On 29 March 1939, Fjørtoft married Ragnhild Nordskog (1918–). In the same year, he moved to Bergen, where he became a meteorologist at the Forecasting Division of Western Norway. Both in Oslo and Bergen, Fjørtoft was engaged in political left-wing activism in Mot Dag, and was a member of the socialist students' league Sosialistisk studenterlag in Bergen.

In 1946, Fjørtoft published a treatise on the stability of circular vortices, which gained international recognition. In the same year, he was appointed meteorologist at the Norwegian Meteorological Institute, where he came in contact with Arnt Eliassen. In 1949, Fjørtoft was invited to the Institute for Advanced Study in Princeton, United States. Here, he joined a team composed of the American meteorologists Jule Charney, Philip Thomson, Larry Gates, and applied mathematician John von Neumann, who performed the first successful numerical prediction using the ENIAC electronic computer with the assistance of ENIAC programmer Klara Dan von Neumann. They published their work on numerical weather prediction in the periodical Tellus in November 1950.

In 1951, Fjørtoft moved back to Norway, where he took a grand doctorate at the University of Oslo on the stability of atmospheric waves. In 1953, he moved back to Princeton, where he stayed for a year. Fjørtoft was also a professor in theoretical meteorology at the University of Copenhagen from 1950 to 1955. In 1956, he joined the Norwegian Academy of Science and Letters.

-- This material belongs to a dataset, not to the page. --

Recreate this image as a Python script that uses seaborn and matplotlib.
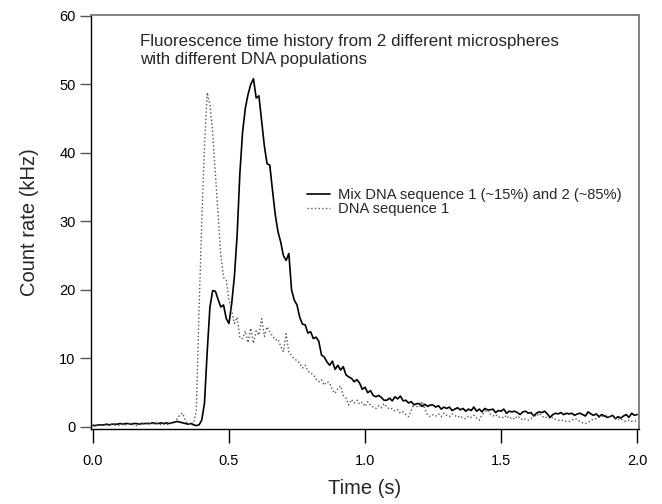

Upon leaving the University of Copenhagen in 1955, Fjørtoft was appointed director of the Norwegian Meteorological Institute, where he stayed until 1978. He was also Professor II at the University of Oslo from 1967 to 1983.

==Honors==
Ragnar Fjørtoft received several decorations in his later life. In 1967, he was decorated as Knight, First Class of the Royal Norwegian Order of St. Olav. He was awarded the Fridtjof Nansen Prize for Excellent Research in 1977, and the International Meteorological Organization Prize in 1991. Fjørtoft died on 28 May 1998 in Oslo.